The second section, Sorrow, was devoted entirely to Gideon Klein’s extraordinary Partita for Strings arranged by Vojtěch Saudek’s. For me, and I suspect others in the audience, this was the emotional heart of the evening.
The music itself is remarkable, but hearing it with the knowledge that Klein completed it only nine days before being deported to Auschwitz, where he was murdered at the age of 25, was profoundly moving.
One cannot listen without wondering what else he might have achieved. Yet there was something uplifting too. The Nazis failed in their ultimate aim. Klein’s voice survives and his music still speaks to us. More than 80 years later, a London audience sat in silence listening to his work. That, in itself, felt like a victory.

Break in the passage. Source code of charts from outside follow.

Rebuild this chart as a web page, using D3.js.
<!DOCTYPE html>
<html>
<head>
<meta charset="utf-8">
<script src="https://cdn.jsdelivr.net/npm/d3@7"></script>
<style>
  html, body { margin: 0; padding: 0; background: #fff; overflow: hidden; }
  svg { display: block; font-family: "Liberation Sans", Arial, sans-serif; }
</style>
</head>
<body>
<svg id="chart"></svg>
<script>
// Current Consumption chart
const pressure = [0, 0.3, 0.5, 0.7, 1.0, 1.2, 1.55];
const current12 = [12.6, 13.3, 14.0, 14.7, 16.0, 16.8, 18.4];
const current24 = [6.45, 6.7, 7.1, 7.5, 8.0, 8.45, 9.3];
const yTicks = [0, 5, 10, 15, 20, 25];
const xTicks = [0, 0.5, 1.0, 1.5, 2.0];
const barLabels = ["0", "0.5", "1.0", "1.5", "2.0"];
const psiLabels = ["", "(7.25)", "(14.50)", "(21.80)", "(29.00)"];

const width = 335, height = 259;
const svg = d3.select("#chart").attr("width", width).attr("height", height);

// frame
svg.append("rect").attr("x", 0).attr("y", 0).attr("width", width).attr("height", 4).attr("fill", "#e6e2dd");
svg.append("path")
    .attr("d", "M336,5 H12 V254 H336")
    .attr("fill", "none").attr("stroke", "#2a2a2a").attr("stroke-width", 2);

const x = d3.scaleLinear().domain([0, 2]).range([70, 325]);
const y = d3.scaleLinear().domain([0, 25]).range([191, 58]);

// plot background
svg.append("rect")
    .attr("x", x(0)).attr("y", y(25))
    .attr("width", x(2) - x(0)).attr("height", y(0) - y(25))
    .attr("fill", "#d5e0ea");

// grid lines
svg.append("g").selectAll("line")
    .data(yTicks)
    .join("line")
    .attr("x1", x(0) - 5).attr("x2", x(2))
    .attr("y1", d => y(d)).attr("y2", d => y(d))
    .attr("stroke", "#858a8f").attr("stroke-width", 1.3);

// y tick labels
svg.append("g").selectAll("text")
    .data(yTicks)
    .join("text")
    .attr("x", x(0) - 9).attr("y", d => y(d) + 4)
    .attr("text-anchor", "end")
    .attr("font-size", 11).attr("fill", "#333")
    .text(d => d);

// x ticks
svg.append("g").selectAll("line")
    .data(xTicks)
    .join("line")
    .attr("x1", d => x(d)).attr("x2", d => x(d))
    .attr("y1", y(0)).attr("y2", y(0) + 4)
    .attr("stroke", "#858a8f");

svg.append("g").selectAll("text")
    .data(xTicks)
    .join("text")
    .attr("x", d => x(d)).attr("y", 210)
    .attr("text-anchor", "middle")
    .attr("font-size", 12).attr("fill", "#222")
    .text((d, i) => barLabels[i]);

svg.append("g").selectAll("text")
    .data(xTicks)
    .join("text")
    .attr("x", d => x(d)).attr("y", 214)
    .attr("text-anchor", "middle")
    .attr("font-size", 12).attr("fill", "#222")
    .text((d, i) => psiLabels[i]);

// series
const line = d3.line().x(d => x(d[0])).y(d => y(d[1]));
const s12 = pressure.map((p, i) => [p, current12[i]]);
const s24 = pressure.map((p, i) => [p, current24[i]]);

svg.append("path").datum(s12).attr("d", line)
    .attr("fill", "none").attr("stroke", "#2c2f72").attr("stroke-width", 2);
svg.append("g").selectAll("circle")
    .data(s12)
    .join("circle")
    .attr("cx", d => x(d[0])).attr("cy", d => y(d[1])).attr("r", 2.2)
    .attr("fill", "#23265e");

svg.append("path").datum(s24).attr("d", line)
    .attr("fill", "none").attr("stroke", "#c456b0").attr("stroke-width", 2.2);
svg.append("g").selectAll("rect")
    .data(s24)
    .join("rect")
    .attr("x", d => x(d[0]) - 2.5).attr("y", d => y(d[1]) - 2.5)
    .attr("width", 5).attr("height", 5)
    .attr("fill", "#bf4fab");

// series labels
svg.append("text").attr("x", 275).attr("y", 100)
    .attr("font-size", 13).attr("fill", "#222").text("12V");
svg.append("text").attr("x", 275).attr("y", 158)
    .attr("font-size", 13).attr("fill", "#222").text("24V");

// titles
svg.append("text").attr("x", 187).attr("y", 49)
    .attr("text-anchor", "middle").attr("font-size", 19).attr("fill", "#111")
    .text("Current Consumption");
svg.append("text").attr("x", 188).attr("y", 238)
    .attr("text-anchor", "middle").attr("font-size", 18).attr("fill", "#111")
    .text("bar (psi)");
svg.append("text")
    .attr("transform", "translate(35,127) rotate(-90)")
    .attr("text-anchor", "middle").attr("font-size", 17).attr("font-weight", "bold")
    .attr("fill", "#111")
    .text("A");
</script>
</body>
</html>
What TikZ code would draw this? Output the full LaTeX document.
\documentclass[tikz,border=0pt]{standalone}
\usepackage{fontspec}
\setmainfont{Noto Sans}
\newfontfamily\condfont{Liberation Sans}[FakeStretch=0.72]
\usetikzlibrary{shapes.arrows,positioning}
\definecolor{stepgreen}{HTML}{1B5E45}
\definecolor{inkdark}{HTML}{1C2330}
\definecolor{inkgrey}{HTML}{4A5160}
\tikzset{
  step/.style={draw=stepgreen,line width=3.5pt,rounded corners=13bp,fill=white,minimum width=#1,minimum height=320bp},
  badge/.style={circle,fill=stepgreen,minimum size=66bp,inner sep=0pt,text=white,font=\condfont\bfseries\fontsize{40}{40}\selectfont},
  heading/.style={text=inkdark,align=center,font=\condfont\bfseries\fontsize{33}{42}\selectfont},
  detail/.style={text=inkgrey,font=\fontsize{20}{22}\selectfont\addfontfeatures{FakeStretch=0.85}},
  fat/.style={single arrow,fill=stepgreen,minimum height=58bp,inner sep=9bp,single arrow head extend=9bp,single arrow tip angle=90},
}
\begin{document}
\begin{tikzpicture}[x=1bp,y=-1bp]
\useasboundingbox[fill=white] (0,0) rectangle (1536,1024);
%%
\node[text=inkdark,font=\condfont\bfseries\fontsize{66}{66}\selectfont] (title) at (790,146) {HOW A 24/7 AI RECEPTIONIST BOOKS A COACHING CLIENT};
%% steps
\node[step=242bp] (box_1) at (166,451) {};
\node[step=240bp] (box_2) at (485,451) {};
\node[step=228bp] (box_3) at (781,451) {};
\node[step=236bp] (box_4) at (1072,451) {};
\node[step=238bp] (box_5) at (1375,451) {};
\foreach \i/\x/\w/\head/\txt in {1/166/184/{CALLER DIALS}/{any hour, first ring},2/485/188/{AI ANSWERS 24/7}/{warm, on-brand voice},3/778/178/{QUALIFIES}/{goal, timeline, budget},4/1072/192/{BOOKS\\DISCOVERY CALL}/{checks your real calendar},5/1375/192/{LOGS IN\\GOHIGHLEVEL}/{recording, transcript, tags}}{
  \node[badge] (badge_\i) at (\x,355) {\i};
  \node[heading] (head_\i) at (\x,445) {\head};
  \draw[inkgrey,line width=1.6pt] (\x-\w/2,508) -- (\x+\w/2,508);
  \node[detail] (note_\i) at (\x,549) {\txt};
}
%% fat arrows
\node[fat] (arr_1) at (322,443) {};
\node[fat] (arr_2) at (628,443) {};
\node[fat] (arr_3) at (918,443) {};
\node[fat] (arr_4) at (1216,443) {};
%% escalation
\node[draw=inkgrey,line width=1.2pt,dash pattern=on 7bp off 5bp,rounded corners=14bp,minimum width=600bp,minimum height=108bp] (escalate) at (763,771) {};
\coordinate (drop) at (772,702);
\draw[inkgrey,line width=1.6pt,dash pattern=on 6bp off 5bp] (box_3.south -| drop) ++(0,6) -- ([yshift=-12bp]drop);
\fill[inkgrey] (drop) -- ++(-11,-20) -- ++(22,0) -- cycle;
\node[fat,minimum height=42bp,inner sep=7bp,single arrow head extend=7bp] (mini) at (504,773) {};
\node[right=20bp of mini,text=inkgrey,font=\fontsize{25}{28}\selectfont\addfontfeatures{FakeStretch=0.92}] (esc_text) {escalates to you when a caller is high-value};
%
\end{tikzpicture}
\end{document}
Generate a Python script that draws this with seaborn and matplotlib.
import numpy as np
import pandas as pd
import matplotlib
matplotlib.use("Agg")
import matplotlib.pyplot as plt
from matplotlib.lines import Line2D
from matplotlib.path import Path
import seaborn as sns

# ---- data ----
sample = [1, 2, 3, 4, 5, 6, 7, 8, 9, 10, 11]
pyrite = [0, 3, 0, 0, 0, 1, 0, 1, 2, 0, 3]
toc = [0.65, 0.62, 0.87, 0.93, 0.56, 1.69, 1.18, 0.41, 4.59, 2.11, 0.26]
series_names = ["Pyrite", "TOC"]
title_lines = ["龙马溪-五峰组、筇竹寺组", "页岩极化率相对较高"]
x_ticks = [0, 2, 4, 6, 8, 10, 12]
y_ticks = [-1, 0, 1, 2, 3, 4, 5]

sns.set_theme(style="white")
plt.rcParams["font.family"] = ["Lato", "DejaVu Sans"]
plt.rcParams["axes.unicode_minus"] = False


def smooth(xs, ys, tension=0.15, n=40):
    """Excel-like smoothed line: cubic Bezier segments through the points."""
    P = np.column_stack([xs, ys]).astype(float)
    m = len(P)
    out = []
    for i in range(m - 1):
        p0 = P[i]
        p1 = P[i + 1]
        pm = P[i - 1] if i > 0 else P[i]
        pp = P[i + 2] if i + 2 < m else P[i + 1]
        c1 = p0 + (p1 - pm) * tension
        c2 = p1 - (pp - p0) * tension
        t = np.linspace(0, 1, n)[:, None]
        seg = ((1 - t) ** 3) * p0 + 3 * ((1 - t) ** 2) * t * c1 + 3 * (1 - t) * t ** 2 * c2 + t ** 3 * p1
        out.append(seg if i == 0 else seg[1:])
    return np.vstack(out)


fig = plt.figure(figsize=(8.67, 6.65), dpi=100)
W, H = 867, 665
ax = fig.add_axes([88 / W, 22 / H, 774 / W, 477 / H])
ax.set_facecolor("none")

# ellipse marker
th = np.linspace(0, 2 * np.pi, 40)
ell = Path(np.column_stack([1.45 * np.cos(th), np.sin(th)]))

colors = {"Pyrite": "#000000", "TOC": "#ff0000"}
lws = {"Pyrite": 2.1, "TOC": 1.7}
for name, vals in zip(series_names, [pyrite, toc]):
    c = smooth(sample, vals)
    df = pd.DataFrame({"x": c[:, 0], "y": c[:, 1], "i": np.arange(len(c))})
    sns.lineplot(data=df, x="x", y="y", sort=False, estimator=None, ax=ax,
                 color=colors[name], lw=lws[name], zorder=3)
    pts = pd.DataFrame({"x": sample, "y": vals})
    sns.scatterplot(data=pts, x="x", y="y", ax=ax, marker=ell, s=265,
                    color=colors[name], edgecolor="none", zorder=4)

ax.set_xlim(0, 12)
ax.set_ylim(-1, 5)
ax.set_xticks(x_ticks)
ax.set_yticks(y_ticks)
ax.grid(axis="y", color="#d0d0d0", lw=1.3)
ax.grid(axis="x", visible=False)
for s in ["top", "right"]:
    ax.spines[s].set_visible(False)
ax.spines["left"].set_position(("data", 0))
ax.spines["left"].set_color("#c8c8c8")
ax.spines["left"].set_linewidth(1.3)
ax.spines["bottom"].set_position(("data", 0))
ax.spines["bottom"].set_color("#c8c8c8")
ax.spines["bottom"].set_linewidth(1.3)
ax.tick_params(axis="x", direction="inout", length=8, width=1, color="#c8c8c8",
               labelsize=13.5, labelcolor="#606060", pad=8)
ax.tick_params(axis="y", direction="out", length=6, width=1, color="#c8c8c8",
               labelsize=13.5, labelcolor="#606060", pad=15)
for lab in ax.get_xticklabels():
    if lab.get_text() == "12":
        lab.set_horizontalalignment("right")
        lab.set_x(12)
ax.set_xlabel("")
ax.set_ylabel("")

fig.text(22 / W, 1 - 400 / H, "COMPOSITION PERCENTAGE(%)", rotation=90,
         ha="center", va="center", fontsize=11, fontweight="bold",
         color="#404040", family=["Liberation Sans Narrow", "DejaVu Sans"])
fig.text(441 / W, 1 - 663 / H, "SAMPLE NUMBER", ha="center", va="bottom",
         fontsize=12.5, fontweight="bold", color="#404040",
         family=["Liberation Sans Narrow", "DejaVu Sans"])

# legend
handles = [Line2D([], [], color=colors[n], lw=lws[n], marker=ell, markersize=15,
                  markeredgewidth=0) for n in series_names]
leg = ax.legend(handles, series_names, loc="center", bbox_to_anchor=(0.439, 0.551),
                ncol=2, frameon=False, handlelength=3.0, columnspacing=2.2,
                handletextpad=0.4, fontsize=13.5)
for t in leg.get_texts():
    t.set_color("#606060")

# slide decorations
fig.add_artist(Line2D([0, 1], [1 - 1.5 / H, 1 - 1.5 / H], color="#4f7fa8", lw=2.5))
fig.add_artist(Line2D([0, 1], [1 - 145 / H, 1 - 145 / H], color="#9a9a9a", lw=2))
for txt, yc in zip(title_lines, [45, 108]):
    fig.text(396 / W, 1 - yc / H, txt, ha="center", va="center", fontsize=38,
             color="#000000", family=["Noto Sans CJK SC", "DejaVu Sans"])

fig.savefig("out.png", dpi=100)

Legacy brought us to Gustav Mahler’s stunning Adagietto from the 5th symphony which is such a familiar work that we sometimes forget it too fell victim to Nazi ideology. Mahler’s conversion to Christianity proved no protection whatsoever from those determined to erase Jewish influence from European culture.
The evening concluded with Erich Wolfgang Korngold’s love theme from The Adventures of Robin Hood which is the music I choose whenever anyone asks me to name the greatest film score ever written. Listening to it again reminded me why. Korngold’s music still sounds fresh, adventurous and utterly cinematic. Along with fellow émigrés who fled Europe in the 1930s, he helped shape the sound of Hollywood itself. The tragedy is that such artists were driven from the countries that should have celebrated them. The blessing is that they survived long enough to transform another world entirely.
It is thanks to Nathan Neuman, Mark Forstater, The Jewish Brand and Yad Vashem that these ‘Forbidden Voices’ were heard and I was proud to have played even a small part in a concert that was a reminder that great art has a resilience that hatred can never match.